There is, of course, no easy way. It all eventully comes down to avid but critical reading. The more you read, the more readily you will distinguish dreck from brilliance. You will see dialogue that operates on multiple levels, dialogue which makes an emotional connection with the reader, dialogue that turns the course of the story. You will see dialogue used as a clumsy substitute for unobtrusive, timely exposition, you'll see dialogue that could have been better served with a quick sentence of narrative, you'll see flat attempts to make speech patterns expose quirky character traits.
You should definitely enrich you internal dictionary. There is endless amount of possible variants how to replace such boring words as say, tell, and ask. Just exert a little bit more efforts!
The later Spenser books by Robert Parker are beautiful examples of dialogue honed to a razor's edge. The first Spenser novels, written in the 70s, were verbose and dense. As Parker - and his readers - became more and more comfortable and familiar with the characters and their habits, though, he pared them down until he could tell a taut, satisfying story in a couple of hundred pages that could be read in a couple of hours.
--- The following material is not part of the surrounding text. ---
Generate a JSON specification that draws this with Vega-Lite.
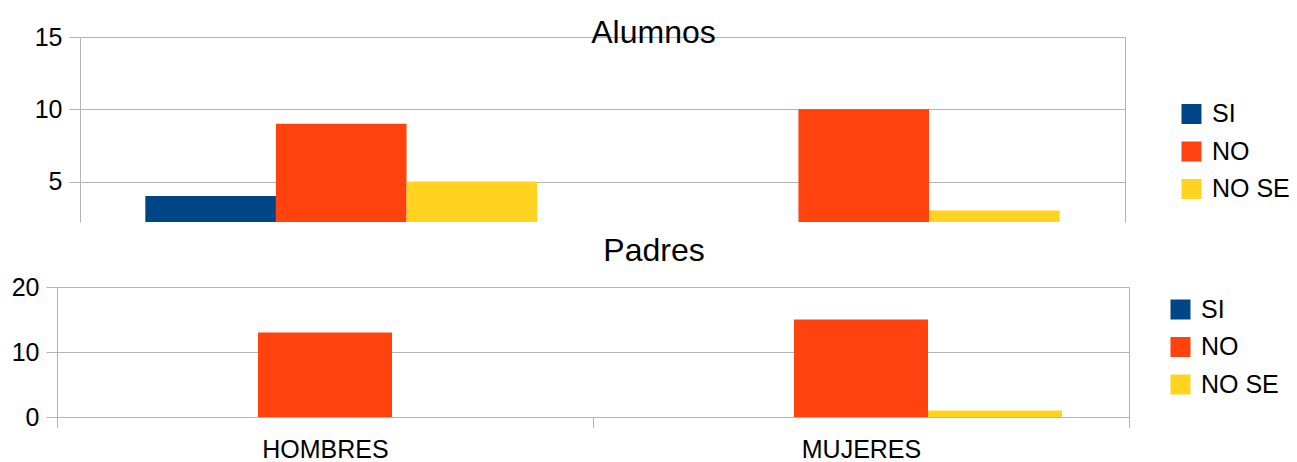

Well, to use OP's example: "Blah blah blah", she says. "Blah blah blah", he says. "Blah blah blah" "Blah blah blah", he replies, scratching his head. "Blah blah blah", she answers, patting his shoulder. "Blah blah blah". "Blah blah blah", she yells, followed by a giggle. As I have done above, sometimes cut the added stuff. We know that these two characters are the only one there, so you don't have to show which is talking until one does something important, one leaves or a third party comes in.